▶ **Task requirements**
All the data must come back unchanged, except that pictures are left out.

▶ **Source data**
/---
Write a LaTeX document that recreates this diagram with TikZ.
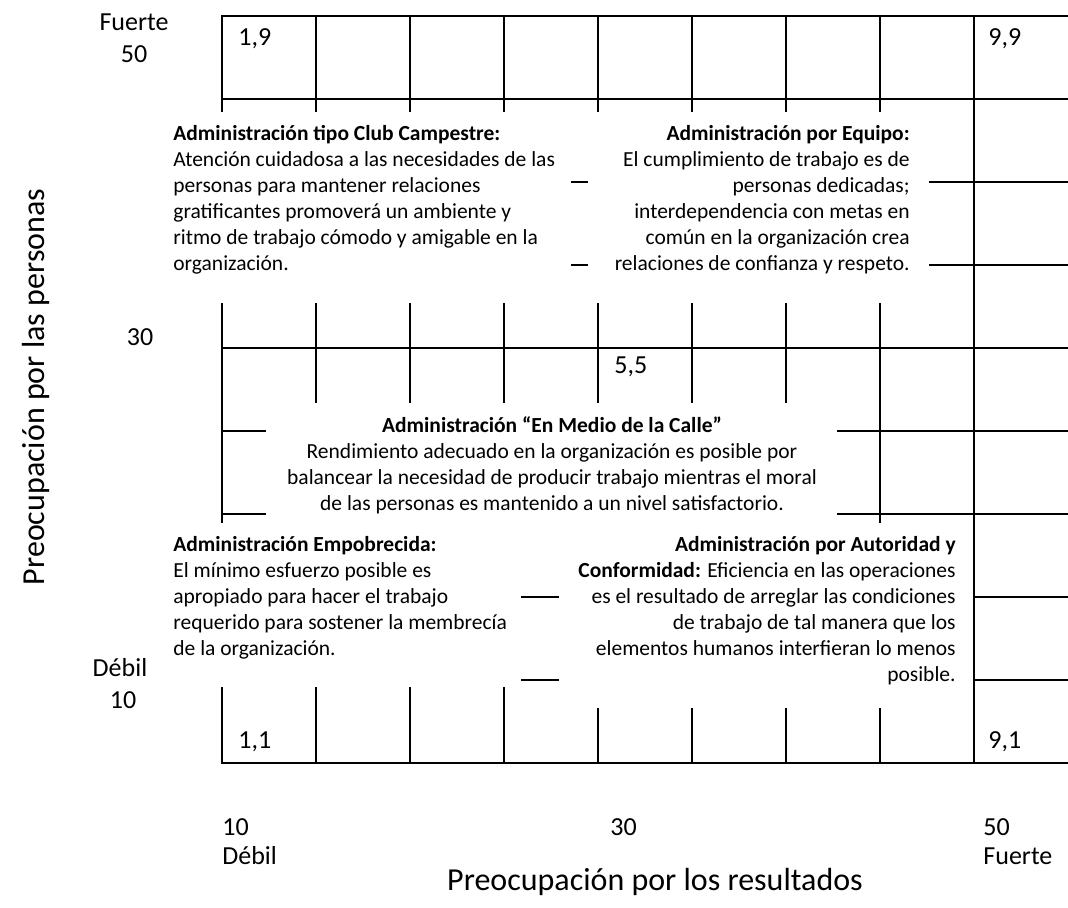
\documentclass[tikz,border=0pt]{standalone}
\usepackage{fontspec}
\setmainfont{Carlito}
\begin{document}
\begin{tikzpicture}[x=0.5pt,y=-0.5pt,
  gridline/.style={line width=1.4pt, line cap=rect},
  body/.style={font=\fontsize{10.75}{13}\selectfont, inner sep=0pt},
  lab/.style={font=\fontsize{13}{16}\selectfont, inner sep=0pt},
  ttl/.style={font=\fontsize{16}{19}\selectfont, inner sep=0pt}]
\useasboundingbox (0,0) rectangle (1068,907);
% horizontal lines (rows y = 16 + 83 j)
\draw[gridline] (222,16) -- (1068,16);
\draw[gridline] (222,99) -- (1068,99);
\draw[gridline] (572,182) -- (587,182);
\draw[gridline] (930,182) -- (1068,182);
\draw[gridline] (572,265) -- (587,265);
\draw[gridline] (930,265) -- (1068,265);
\draw[gridline] (222,348) -- (1068,348);
\draw[gridline] (222,431) -- (265,431);
\draw[gridline] (838,431) -- (1068,431);
\draw[gridline] (222,514) -- (265,514);
\draw[gridline] (838,514) -- (1068,514);
\draw[gridline] (522,597) -- (558,597);
\draw[gridline] (974,597) -- (1068,597);
\draw[gridline] (522,680) -- (558,680);
\draw[gridline] (974,680) -- (1068,680);
\draw[gridline] (222,763) -- (1068,763);
% vertical lines (columns x = 222 + 94 i)
\foreach \i in {0,...,7} {
  \draw[gridline] ({222+94*\i},16) -- ({222+94*\i},111);
}
\foreach \i in {1,...,6} {
  \draw[gridline] ({222+94*\i},304) -- ({222+94*\i},402);
}
\draw[gridline] (222,304) -- (222,522);
\draw[gridline] (880,304) -- (880,522);
\foreach \i in {0,...,3} {
  \draw[gridline] ({222+94*\i},688) -- ({222+94*\i},763);
}
\foreach \i in {4,...,7} {
  \draw[gridline] ({222+94*\i},709) -- ({222+94*\i},763);
}
\draw[gridline] (974,16) -- (974,763);
% cell labels
\node[lab, anchor=base west] (c19) at (238,45) {1,9};
\node[lab, anchor=base west] (c99) at (988,45) {9,9};
\node[lab, anchor=base west] (c55) at (614,373) {5,5};
\node[lab, anchor=base west] (c11) at (238,748) {1,1};
\node[lab, anchor=base west] (c91) at (988,748) {9,1};
% left axis
\node[lab, anchor=base] (yf) at (134,30) {Fuerte};
\node[lab, anchor=base] (y50) at (134,62) {50};
\node[lab, anchor=base] (y30) at (140,345) {30};
\node[lab, anchor=base] (yd) at (120,676) {Débil};
\node[lab, anchor=base] (y10) at (123,708) {10};
\node[ttl, rotate=90] (ytitle) at (36,387) {Preocupación por las personas};
% bottom axis
\node[lab, anchor=base west] (x10) at (222,835) {10};
\node[lab, anchor=base west] (xd) at (222,864) {Débil};
\node[lab, anchor=base west] (x30) at (610,835) {30};
\node[lab, anchor=base west] (x50) at (983,835) {50};
\node[lab, anchor=base west] (xf) at (983,864) {Fuerte};
\node[ttl] (xtitle) at (655,882) {Preocupación por los resultados};
% top-left block (anchor = baseline of last line)
\node[body, anchor=base west, align=left] (tl) at (173,270) {\textbf{Administración tipo Club Campestre:}\\
Atención cuidadosa a las necesidades de las\\
personas para mantener relaciones\\
gratificantes promoverá un ambiente y\\
ritmo de trabajo cómodo y amigable en la\\
organización.};
% top-right block
\node[body, anchor=base east, align=right] (tr) at (910,270) {\textbf{Administración por Equipo:}\\
El cumplimiento de trabajo es de\\
personas dedicadas;\\
interdependencia con metas en\\
común en la organización crea\\
relaciones de confianza y respeto.};
% middle block
\node[body, anchor=base, align=center] (mid) at (552,510) {\textbf{Administración “En Medio de la Calle”}\\
Rendimiento adecuado en la organización es posible por\\
balancear la necesidad de producir trabajo mientras el moral\\
de las personas es mantenido a un nivel satisfactorio.};
% bottom-left block
\node[body, anchor=base west, align=left] (bl) at (173,655) {\textbf{Administración Empobrecida:}\\
El mínimo esfuerzo posible es\\
apropiado para hacer el trabajo\\
requerido para sostener la membrecía\\
de la organización.};
% bottom-right block
\node[body, anchor=base east, align=right] (br) at (956,681) {\textbf{Administración por Autoridad y}\\
\textbf{Conformidad:} Eficiencia en las operaciones\\
es el resultado de arreglar las condiciones\\
de trabajo de tal manera que los\\
elementos humanos interfieran lo menos\\
posible.};
\end{tikzpicture}
\end{document}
\---
▶ **Written response**
Write a LaTeX document that recreates this diagram with TikZ.
\documentclass[tikz,border=0pt]{standalone}
\usepackage{fontspec}
\setmainfont{Carlito}
\begin{document}
\begin{tikzpicture}[x=0.5pt,y=-0.5pt,
  gridline/.style={line width=1.4pt, line cap=rect},
  body/.style={font=\fontsize{10.75}{13}\selectfont, inner sep=0pt},
  lab/.style={font=\fontsize{13}{16}\selectfont, inner sep=0pt},
  ttl/.style={font=\fontsize{16}{19}\selectfont, inner sep=0pt}]
\useasboundingbox (0,0) rectangle (1068,907);
% horizontal lines (rows y = 16 + 83 j)
\draw[gridline] (222,16) -- (1068,16);
\draw[gridline] (222,99) -- (1068,99);
\draw[gridline] (572,182) -- (587,182);
\draw[gridline] (930,182) -- (1068,182);
\draw[gridline] (572,265) -- (587,265);
\draw[gridline] (930,265) -- (1068,265);
\draw[gridline] (222,348) -- (1068,348);
\draw[gridline] (222,431) -- (265,431);
\draw[gridline] (838,431) -- (1068,431);
\draw[gridline] (222,514) -- (265,514);
\draw[gridline] (838,514) -- (1068,514);
\draw[gridline] (522,597) -- (558,597);
\draw[gridline] (974,597) -- (1068,597);
\draw[gridline] (522,680) -- (558,680);
\draw[gridline] (974,680) -- (1068,680);
\draw[gridline] (222,763) -- (1068,763);
% vertical lines (columns x = 222 + 94 i)
\foreach \i in {0,...,7} {
  \draw[gridline] ({222+94*\i},16) -- ({222+94*\i},111);
}
\foreach \i in {1,...,6} {
  \draw[gridline] ({222+94*\i},304) -- ({222+94*\i},402);
}
\draw[gridline] (222,304) -- (222,522);
\draw[gridline] (880,304) -- (880,522);
\foreach \i in {0,...,3} {
  \draw[gridline] ({222+94*\i},688) -- ({222+94*\i},763);
}
\foreach \i in {4,...,7} {
  \draw[gridline] ({222+94*\i},709) -- ({222+94*\i},763);
}
\draw[gridline] (974,16) -- (974,763);
% cell labels
\node[lab, anchor=base west] (c19) at (238,45) {1,9};
\node[lab, anchor=base west] (c99) at (988,45) {9,9};
\node[lab, anchor=base west] (c55) at (614,373) {5,5};
\node[lab, anchor=base west] (c11) at (238,748) {1,1};
\node[lab, anchor=base west] (c91) at (988,748) {9,1};
% left axis
\node[lab, anchor=base] (yf) at (134,30) {Fuerte};
\node[lab, anchor=base] (y50) at (134,62) {50};
\node[lab, anchor=base] (y30) at (140,345) {30};
\node[lab, anchor=base] (yd) at (120,676) {Débil};
\node[lab, anchor=base] (y10) at (123,708) {10};
\node[ttl, rotate=90] (ytitle) at (36,387) {Preocupación por las personas};
% bottom axis
\node[lab, anchor=base west] (x10) at (222,835) {10};
\node[lab, anchor=base west] (xd) at (222,864) {Débil};
\node[lab, anchor=base west] (x30) at (610,835) {30};
\node[lab, anchor=base west] (x50) at (983,835) {50};
\node[lab, anchor=base west] (xf) at (983,864) {Fuerte};
\node[ttl] (xtitle) at (655,882) {Preocupación por los resultados};
% top-left block (anchor = baseline of last line)
\node[body, anchor=base west, align=left] (tl) at (173,270) {\textbf{Administración tipo Club Campestre:}\\
Atención cuidadosa a las necesidades de las\\
personas para mantener relaciones\\
gratificantes promoverá un ambiente y\\
ritmo de trabajo cómodo y amigable en la\\
organización.};
% top-right block
\node[body, anchor=base east, align=right] (tr) at (910,270) {\textbf{Administración por Equipo:}\\
El cumplimiento de trabajo es de\\
personas dedicadas;\\
interdependencia con metas en\\
común en la organización crea\\
relaciones de confianza y respeto.};
% middle block
\node[body, anchor=base, align=center] (mid) at (552,510) {\textbf{Administración “En Medio de la Calle”}\\
Rendimiento adecuado en la organización es posible por\\
balancear la necesidad de producir trabajo mientras el moral\\
de las personas es mantenido a un nivel satisfactorio.};
% bottom-left block
\node[body, anchor=base west, align=left] (bl) at (173,655) {\textbf{Administración Empobrecida:}\\
El mínimo esfuerzo posible es\\
apropiado para hacer el trabajo\\
requerido para sostener la membrecía\\
de la organización.};
% bottom-right block
\node[body, anchor=base east, align=right] (br) at (956,681) {\textbf{Administración por Autoridad y}\\
\textbf{Conformidad:} Eficiencia en las operaciones\\
es el resultado de arreglar las condiciones\\
de trabajo de tal manera que los\\
elementos humanos interfieran lo menos\\
posible.};
\end{tikzpicture}
\end{document}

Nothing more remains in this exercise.